- _INFORMATION PROVIDED_
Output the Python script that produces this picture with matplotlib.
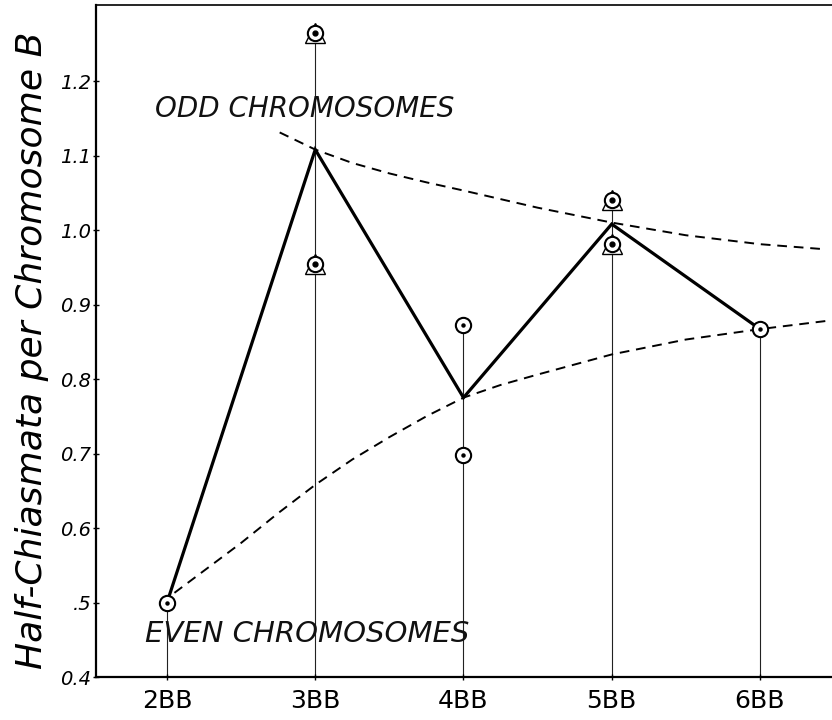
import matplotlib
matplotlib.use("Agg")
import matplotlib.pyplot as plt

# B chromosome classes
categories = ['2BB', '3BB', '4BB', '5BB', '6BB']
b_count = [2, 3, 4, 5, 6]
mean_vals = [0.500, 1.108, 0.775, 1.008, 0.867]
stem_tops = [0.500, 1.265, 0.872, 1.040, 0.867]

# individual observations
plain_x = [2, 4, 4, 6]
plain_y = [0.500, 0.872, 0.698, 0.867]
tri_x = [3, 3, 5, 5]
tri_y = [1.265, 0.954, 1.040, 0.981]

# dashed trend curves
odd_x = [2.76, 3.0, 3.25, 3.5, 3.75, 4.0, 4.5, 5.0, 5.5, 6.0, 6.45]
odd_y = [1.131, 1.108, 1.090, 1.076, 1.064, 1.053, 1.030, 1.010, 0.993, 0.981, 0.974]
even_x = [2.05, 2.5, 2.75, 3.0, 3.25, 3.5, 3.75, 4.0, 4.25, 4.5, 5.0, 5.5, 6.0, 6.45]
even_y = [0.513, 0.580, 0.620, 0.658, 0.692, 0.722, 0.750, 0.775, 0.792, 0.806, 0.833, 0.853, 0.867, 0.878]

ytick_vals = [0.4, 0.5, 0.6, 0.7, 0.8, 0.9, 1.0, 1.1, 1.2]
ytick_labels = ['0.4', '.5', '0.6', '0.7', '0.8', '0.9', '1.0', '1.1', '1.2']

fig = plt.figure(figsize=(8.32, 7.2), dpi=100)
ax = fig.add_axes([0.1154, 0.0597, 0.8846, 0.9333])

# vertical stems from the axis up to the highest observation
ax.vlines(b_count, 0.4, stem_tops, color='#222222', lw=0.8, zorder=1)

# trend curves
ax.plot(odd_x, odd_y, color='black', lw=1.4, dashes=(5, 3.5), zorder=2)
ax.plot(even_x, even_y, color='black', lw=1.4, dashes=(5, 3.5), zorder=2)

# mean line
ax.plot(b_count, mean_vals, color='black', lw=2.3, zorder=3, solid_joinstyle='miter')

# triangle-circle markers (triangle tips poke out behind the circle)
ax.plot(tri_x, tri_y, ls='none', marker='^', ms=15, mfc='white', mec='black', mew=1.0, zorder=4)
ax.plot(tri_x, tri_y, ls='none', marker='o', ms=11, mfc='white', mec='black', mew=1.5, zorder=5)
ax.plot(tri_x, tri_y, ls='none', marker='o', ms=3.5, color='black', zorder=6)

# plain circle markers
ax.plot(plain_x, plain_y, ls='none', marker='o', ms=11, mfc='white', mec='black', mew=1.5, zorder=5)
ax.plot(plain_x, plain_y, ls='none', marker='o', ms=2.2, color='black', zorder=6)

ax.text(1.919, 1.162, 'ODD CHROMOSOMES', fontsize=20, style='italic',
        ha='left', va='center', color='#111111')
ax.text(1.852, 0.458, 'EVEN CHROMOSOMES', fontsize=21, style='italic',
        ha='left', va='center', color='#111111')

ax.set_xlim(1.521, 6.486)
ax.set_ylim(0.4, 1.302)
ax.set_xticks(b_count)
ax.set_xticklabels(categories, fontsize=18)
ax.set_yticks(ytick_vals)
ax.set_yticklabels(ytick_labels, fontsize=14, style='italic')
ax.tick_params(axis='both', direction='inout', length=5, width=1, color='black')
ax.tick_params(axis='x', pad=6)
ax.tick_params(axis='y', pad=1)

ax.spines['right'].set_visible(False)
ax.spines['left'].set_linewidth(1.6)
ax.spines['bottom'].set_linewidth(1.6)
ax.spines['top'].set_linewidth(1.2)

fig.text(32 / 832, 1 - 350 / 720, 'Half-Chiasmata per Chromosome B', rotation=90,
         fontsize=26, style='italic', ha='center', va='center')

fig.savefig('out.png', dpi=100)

- _YOUR INSTRUCTIONS_
Write out again exactly the lines from the start of the data above through the line containing "stem_tops = [0.500, 1.265, 0.872, 1.040, 0.867]", inclusive, excluding any pictures.

- _THE OUTPUT_
Output the Python script that produces this picture with matplotlib.
import matplotlib
matplotlib.use("Agg")
import matplotlib.pyplot as plt

# B chromosome classes
categories = ['2BB', '3BB', '4BB', '5BB', '6BB']
b_count = [2, 3, 4, 5, 6]
mean_vals = [0.500, 1.108, 0.775, 1.008, 0.867]
stem_tops = [0.500, 1.265, 0.872, 1.040, 0.867]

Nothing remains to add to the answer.